Task objective: Beginning with the opening line of the entries, return every line through the one containing "rcParams['font.family'] = ['Liberation", both included, and nothing else. Omit pictures.

##### Records for this task #####

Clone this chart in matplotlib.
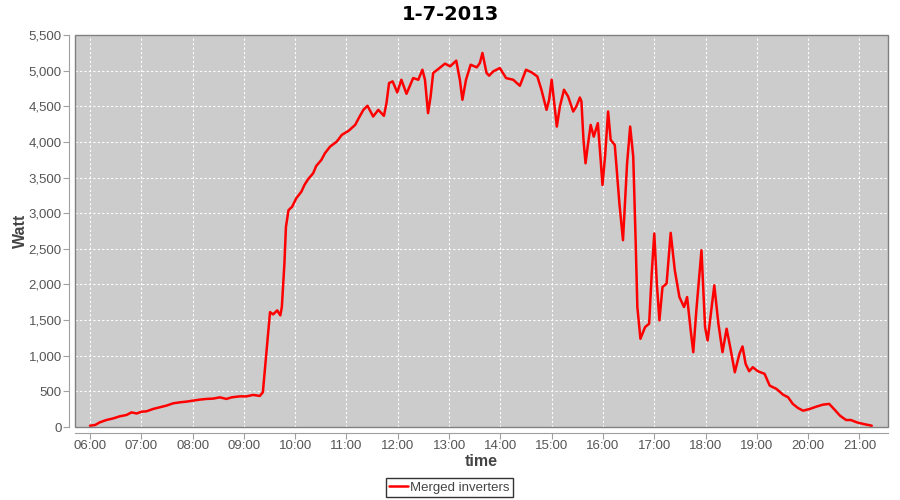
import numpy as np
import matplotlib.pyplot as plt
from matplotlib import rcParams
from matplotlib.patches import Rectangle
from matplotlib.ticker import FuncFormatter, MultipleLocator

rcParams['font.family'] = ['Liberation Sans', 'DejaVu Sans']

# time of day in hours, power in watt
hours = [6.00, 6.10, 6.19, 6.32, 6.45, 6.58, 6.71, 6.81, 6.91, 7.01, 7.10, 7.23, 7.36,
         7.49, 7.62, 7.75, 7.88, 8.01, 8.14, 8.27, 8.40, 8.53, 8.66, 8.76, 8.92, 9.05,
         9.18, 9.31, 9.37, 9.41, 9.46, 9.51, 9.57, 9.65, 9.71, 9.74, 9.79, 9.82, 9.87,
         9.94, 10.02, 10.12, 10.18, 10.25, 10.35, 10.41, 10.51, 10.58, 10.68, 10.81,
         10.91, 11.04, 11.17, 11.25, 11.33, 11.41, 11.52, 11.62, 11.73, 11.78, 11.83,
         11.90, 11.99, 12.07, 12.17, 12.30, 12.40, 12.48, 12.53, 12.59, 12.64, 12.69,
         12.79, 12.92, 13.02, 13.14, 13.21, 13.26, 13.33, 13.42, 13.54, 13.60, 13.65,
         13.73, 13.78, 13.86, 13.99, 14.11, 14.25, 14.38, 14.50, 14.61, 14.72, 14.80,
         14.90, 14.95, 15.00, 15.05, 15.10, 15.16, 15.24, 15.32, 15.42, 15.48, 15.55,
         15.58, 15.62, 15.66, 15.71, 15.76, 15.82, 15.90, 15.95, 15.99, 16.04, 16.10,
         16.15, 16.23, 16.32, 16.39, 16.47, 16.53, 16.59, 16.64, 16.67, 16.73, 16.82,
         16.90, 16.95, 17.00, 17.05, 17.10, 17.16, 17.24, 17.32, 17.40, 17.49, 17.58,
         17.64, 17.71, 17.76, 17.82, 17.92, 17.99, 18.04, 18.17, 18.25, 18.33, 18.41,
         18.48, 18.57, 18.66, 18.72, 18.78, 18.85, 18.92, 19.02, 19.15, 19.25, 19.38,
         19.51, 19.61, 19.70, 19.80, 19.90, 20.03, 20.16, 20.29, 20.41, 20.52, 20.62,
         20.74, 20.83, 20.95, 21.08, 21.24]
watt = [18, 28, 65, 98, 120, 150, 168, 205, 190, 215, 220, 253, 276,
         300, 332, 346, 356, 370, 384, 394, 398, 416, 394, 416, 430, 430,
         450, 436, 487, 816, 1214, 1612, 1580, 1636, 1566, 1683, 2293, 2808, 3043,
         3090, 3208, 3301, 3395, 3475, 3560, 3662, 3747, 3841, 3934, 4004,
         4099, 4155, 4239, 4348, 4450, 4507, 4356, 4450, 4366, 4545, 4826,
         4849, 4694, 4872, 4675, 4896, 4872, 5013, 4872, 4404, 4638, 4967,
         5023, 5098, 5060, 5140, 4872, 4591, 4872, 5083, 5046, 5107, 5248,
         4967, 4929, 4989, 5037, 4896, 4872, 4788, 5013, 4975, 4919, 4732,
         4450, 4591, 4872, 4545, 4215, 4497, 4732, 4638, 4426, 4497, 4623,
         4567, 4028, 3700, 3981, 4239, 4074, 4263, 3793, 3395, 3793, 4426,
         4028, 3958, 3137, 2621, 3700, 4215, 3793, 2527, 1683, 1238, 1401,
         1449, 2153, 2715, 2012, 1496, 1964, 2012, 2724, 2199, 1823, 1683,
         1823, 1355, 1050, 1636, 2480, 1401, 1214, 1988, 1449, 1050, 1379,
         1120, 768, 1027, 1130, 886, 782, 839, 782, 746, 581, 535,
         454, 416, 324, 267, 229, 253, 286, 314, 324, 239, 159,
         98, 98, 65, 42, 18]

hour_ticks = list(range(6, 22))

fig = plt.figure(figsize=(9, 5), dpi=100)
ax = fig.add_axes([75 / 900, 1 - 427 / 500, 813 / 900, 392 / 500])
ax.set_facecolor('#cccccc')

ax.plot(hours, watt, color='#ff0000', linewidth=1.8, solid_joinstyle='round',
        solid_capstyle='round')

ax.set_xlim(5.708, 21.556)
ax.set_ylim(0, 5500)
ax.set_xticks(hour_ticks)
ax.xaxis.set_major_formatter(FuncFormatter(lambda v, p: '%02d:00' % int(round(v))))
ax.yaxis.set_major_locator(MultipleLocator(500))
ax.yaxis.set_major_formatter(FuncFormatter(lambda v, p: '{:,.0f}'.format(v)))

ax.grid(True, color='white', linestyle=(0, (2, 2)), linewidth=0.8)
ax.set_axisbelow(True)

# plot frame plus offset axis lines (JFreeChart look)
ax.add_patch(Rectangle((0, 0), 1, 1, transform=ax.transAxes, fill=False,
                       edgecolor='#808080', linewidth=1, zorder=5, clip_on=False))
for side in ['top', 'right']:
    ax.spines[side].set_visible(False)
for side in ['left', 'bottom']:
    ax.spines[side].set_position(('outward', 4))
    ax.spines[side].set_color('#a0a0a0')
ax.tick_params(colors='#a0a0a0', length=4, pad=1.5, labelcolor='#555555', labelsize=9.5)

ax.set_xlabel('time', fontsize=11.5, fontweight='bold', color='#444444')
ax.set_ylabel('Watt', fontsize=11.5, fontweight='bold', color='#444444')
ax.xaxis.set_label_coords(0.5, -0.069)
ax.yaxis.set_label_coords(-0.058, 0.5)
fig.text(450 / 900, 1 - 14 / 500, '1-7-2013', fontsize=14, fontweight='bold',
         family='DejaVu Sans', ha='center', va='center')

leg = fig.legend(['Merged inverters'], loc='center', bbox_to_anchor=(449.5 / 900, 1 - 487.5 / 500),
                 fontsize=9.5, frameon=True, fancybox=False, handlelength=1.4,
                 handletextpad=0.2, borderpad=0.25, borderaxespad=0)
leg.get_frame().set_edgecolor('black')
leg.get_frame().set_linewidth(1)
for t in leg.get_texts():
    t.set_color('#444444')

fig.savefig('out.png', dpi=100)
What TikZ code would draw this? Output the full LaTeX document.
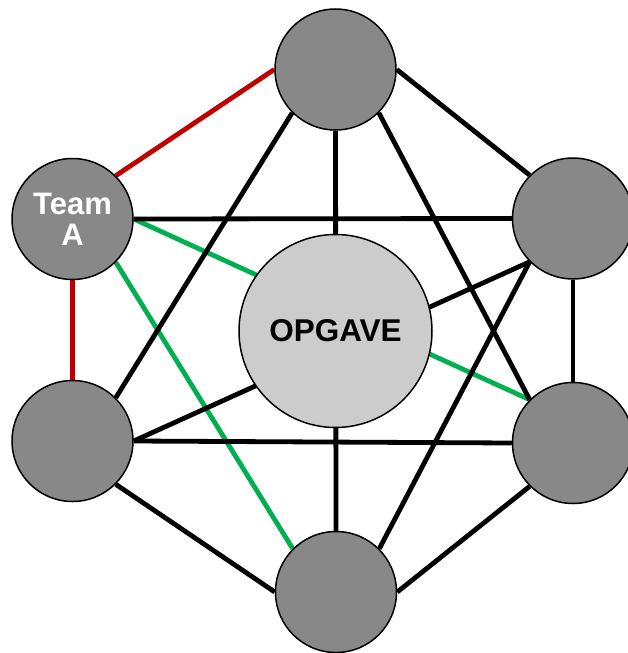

#####

Output:
Clone this chart in matplotlib.
import numpy as np
import matplotlib.pyplot as plt
from matplotlib import rcParams
from matplotlib.patches import Rectangle
from matplotlib.ticker import FuncFormatter, MultipleLocator

rcParams['font.family'] = ['Liberation Sans', 'DejaVu Sans']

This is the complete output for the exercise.